Skip the pictures and extract all of the lines exactly as written.

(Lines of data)
--

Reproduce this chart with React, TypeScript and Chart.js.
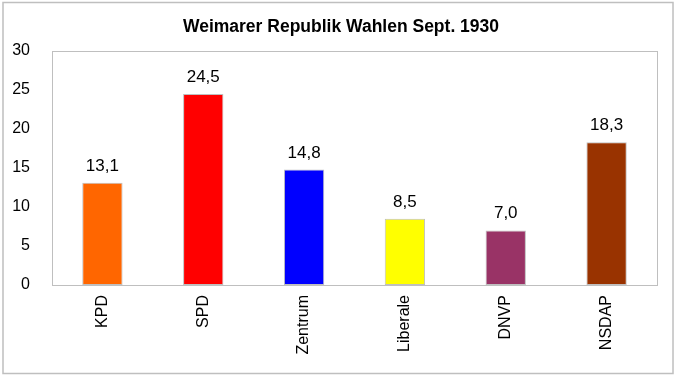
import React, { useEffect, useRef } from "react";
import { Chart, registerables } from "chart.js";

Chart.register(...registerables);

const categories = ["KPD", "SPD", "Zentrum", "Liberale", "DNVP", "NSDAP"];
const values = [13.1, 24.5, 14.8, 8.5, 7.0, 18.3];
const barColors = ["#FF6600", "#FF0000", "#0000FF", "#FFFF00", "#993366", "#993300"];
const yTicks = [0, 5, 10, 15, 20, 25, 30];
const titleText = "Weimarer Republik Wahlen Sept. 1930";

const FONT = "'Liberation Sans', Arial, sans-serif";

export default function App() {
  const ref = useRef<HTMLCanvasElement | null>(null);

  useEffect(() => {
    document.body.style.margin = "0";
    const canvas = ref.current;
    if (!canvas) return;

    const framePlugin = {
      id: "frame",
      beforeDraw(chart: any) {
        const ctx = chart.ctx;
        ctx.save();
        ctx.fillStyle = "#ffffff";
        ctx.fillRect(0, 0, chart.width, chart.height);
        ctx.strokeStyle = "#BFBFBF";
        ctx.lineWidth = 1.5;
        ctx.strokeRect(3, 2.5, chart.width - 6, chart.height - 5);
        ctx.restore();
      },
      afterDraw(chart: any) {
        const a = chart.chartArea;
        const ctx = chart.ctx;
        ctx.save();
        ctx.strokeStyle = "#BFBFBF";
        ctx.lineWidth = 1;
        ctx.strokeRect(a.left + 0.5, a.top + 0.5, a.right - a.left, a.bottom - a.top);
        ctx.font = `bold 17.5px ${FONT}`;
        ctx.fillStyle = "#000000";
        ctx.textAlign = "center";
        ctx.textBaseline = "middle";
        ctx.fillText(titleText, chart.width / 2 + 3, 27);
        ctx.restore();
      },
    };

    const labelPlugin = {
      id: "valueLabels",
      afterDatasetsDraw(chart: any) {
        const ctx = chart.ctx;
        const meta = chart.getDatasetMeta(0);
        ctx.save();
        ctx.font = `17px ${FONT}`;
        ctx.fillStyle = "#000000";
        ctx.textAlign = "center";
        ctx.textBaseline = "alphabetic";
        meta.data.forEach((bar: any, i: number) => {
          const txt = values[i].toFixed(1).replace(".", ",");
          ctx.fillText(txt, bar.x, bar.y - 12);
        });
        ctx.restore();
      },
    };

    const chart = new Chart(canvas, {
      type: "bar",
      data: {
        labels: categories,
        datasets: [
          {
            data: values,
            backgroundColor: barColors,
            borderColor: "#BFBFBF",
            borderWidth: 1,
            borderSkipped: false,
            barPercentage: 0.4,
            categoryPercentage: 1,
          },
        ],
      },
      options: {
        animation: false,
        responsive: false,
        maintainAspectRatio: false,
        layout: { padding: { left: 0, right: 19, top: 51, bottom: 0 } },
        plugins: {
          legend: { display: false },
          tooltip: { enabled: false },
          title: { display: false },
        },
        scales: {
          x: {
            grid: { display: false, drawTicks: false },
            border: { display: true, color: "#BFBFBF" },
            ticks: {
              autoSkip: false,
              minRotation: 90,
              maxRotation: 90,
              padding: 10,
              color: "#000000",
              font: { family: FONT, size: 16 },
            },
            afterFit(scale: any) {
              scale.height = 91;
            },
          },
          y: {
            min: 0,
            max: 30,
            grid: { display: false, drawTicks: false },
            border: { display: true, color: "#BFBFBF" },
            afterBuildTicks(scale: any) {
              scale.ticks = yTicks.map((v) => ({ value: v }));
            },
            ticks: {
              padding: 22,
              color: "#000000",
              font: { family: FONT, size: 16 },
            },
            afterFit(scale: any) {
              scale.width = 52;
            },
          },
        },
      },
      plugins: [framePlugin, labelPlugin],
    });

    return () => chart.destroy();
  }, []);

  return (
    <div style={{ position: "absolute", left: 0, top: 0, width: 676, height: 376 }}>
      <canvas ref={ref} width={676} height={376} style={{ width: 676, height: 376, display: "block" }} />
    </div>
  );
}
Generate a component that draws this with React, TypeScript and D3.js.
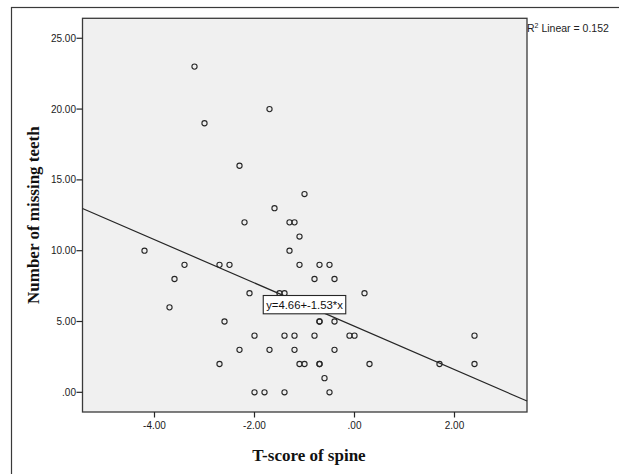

--

▸ Exercise response
Reproduce this chart with React, TypeScript and Chart.js.
import React, { useEffect, useRef } from "react";
import { Chart, registerables } from "chart.js";

Chart.register(...registerables);

const categories = ["KPD", "SPD", "Zentrum", "Liberale", "DNVP", "NSDAP"];
const values = [13.1, 24.5, 14.8, 8.5, 7.0, 18.3];
const barColors = ["#FF6600", "#FF0000", "#0000FF", "#FFFF00", "#993366", "#993300"];
const yTicks = [0, 5, 10, 15, 20, 25, 30];
const titleText = "Weimarer Republik Wahlen Sept. 1930";

const FONT = "'Liberation Sans', Arial, sans-serif";

export default function App() {
  const ref = useRef<HTMLCanvasElement | null>(null);

  useEffect(() => {
    document.body.style.margin = "0";
    const canvas = ref.current;
    if (!canvas) return;

    const framePlugin = {
      id: "frame",
      beforeDraw(chart: any) {
        const ctx = chart.ctx;
        ctx.save();
        ctx.fillStyle = "#ffffff";
        ctx.fillRect(0, 0, chart.width, chart.height);
        ctx.strokeStyle = "#BFBFBF";
        ctx.lineWidth = 1.5;
        ctx.strokeRect(3, 2.5, chart.width - 6, chart.height - 5);
        ctx.restore();
      },
      afterDraw(chart: any) {
        const a = chart.chartArea;
        const ctx = chart.ctx;
        ctx.save();
        ctx.strokeStyle = "#BFBFBF";
        ctx.lineWidth = 1;
        ctx.strokeRect(a.left + 0.5, a.top + 0.5, a.right - a.left, a.bottom - a.top);
        ctx.font = `bold 17.5px ${FONT}`;
        ctx.fillStyle = "#000000";
        ctx.textAlign = "center";
        ctx.textBaseline = "middle";
        ctx.fillText(titleText, chart.width / 2 + 3, 27);
        ctx.restore();
      },
    };

    const labelPlugin = {
      id: "valueLabels",
      afterDatasetsDraw(chart: any) {
        const ctx = chart.ctx;
        const meta = chart.getDatasetMeta(0);
        ctx.save();
        ctx.font = `17px ${FONT}`;
        ctx.fillStyle = "#000000";
        ctx.textAlign = "center";
        ctx.textBaseline = "alphabetic";
        meta.data.forEach((bar: any, i: number) => {
          const txt = values[i].toFixed(1).replace(".", ",");
          ctx.fillText(txt, bar.x, bar.y - 12);
        });
        ctx.restore();
      },
    };

    const chart = new Chart(canvas, {
      type: "bar",
      data: {
        labels: categories,
        datasets: [
          {
            data: values,
            backgroundColor: barColors,
            borderColor: "#BFBFBF",
            borderWidth: 1,
            borderSkipped: false,
            barPercentage: 0.4,
            categoryPercentage: 1,
          },
        ],
      },
      options: {
        animation: false,
        responsive: false,
        maintainAspectRatio: false,
        layout: { padding: { left: 0, right: 19, top: 51, bottom: 0 } },
        plugins: {
          legend: { display: false },
          tooltip: { enabled: false },
          title: { display: false },
        },
        scales: {
          x: {
            grid: { display: false, drawTicks: false },
            border: { display: true, color: "#BFBFBF" },
            ticks: {
              autoSkip: false,
              minRotation: 90,
              maxRotation: 90,
              padding: 10,
              color: "#000000",
              font: { family: FONT, size: 16 },
            },
            afterFit(scale: any) {
              scale.height = 91;
            },
          },
          y: {
            min: 0,
            max: 30,
            grid: { display: false, drawTicks: false },
            border: { display: true, color: "#BFBFBF" },
            afterBuildTicks(scale: any) {
              scale.ticks = yTicks.map((v) => ({ value: v }));
            },
            ticks: {
              padding: 22,
              color: "#000000",
              font: { family: FONT, size: 16 },
            },
            afterFit(scale: any) {
              scale.width = 52;
            },
          },
        },
      },
      plugins: [framePlugin, labelPlugin],
    });

    return () => chart.destroy();
  }, []);

  return (
    <div style={{ position: "absolute", left: 0, top: 0, width: 676, height: 376 }}>
      <canvas ref={ref} width={676} height={376} style={{ width: 676, height: 376, display: "block" }} />
    </div>
  );
}
Generate a component that draws this with React, TypeScript and D3.js.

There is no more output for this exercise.